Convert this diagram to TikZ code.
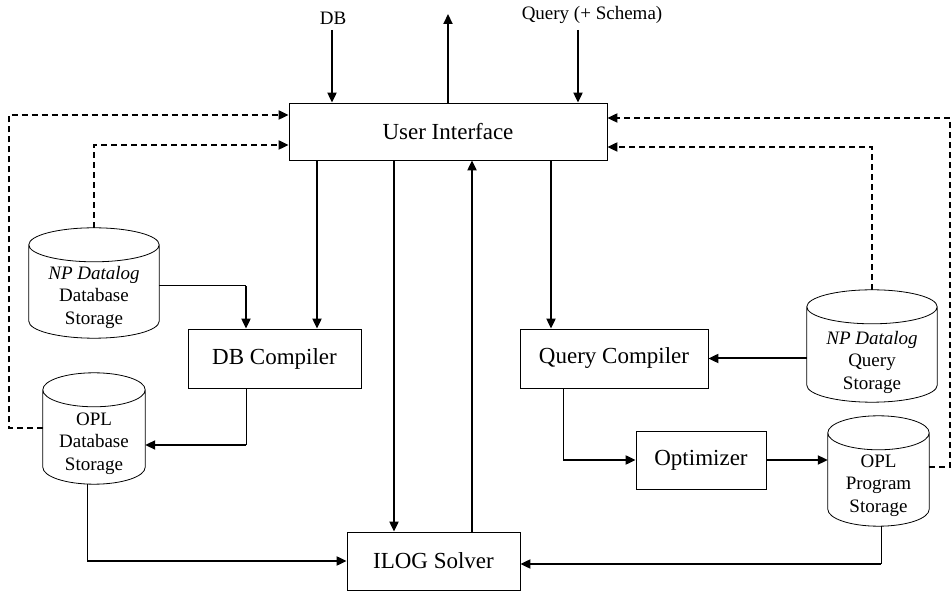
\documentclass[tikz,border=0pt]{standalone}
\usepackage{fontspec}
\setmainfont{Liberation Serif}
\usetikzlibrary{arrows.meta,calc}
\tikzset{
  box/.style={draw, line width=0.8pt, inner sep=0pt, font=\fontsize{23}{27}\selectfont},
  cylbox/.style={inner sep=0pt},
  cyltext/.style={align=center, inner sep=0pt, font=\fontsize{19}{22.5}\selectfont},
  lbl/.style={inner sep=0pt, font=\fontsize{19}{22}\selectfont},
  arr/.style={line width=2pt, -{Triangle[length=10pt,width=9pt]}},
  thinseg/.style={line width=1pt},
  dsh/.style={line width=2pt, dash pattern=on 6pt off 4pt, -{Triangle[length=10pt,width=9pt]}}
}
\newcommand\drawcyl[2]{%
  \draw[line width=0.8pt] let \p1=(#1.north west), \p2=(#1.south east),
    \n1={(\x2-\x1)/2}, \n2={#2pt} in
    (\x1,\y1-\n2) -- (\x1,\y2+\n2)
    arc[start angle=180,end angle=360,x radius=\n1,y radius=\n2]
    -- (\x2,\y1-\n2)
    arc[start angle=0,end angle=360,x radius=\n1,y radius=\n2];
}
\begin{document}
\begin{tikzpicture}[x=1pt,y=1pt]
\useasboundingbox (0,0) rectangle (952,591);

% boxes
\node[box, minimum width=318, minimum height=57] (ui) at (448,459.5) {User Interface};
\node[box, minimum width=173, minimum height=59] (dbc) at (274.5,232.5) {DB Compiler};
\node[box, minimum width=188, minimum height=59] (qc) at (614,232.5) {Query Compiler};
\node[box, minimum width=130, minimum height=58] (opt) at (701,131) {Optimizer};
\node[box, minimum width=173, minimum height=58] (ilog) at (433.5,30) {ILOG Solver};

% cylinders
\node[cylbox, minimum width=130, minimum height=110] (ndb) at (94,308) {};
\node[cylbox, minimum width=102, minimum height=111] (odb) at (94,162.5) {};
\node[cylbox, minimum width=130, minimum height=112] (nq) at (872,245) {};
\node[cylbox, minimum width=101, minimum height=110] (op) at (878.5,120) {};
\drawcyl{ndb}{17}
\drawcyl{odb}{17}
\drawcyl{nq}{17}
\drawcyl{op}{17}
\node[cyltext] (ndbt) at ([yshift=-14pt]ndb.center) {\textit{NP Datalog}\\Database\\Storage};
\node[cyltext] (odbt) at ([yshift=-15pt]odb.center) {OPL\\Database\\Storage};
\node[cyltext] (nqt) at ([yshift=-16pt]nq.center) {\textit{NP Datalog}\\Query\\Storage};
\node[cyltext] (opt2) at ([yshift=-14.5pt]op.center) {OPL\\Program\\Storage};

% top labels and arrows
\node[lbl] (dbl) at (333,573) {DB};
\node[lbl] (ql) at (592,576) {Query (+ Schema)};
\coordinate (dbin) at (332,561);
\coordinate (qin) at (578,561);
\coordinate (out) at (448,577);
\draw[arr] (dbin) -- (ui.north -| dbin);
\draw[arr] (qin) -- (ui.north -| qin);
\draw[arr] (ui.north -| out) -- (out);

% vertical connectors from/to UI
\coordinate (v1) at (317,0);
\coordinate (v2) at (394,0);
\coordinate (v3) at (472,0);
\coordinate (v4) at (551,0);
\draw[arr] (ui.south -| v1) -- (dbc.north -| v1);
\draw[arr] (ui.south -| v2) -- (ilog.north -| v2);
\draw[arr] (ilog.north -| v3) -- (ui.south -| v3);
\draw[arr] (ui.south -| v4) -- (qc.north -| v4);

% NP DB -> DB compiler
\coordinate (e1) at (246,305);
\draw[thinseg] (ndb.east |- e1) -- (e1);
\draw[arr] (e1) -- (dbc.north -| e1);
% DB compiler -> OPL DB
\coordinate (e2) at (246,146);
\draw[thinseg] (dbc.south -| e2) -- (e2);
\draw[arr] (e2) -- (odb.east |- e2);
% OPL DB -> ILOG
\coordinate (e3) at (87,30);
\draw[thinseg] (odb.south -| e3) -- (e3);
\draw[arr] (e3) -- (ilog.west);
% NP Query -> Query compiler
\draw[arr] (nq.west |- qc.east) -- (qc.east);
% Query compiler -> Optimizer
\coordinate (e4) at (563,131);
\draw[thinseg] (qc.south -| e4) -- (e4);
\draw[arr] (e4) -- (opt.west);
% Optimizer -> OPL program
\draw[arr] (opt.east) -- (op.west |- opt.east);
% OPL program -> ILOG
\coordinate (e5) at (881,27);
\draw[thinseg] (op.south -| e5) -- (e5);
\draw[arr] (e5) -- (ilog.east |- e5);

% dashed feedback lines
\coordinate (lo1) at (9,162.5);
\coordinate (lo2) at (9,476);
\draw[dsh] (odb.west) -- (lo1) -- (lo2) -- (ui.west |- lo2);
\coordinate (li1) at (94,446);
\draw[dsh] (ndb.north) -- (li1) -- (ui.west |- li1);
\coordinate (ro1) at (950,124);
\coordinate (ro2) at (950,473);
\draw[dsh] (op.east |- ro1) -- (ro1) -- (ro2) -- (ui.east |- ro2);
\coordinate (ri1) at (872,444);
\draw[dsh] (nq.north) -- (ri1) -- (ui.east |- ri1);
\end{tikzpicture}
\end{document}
= = = = = = =
Emit the lines of the material exactly, from its first line to the line containing "(0,0) rectangle (952,591);", inclusive; leave every picture out.

Convert this diagram to TikZ code.
\documentclass[tikz,border=0pt]{standalone}
\usepackage{fontspec}
\setmainfont{Liberation Serif}
\usetikzlibrary{arrows.meta,calc}
\tikzset{
  box/.style={draw, line width=0.8pt, inner sep=0pt, font=\fontsize{23}{27}\selectfont},
  cylbox/.style={inner sep=0pt},
  cyltext/.style={align=center, inner sep=0pt, font=\fontsize{19}{22.5}\selectfont},
  lbl/.style={inner sep=0pt, font=\fontsize{19}{22}\selectfont},
  arr/.style={line width=2pt, -{Triangle[length=10pt,width=9pt]}},
  thinseg/.style={line width=1pt},
  dsh/.style={line width=2pt, dash pattern=on 6pt off 4pt, -{Triangle[length=10pt,width=9pt]}}
}
\newcommand\drawcyl[2]{%
  \draw[line width=0.8pt] let \p1=(#1.north west), \p2=(#1.south east),
    \n1={(\x2-\x1)/2}, \n2={#2pt} in
    (\x1,\y1-\n2) -- (\x1,\y2+\n2)
    arc[start angle=180,end angle=360,x radius=\n1,y radius=\n2]
    -- (\x2,\y1-\n2)
    arc[start angle=0,end angle=360,x radius=\n1,y radius=\n2];
}
\begin{document}
\begin{tikzpicture}[x=1pt,y=1pt]
\useasboundingbox (0,0) rectangle (952,591);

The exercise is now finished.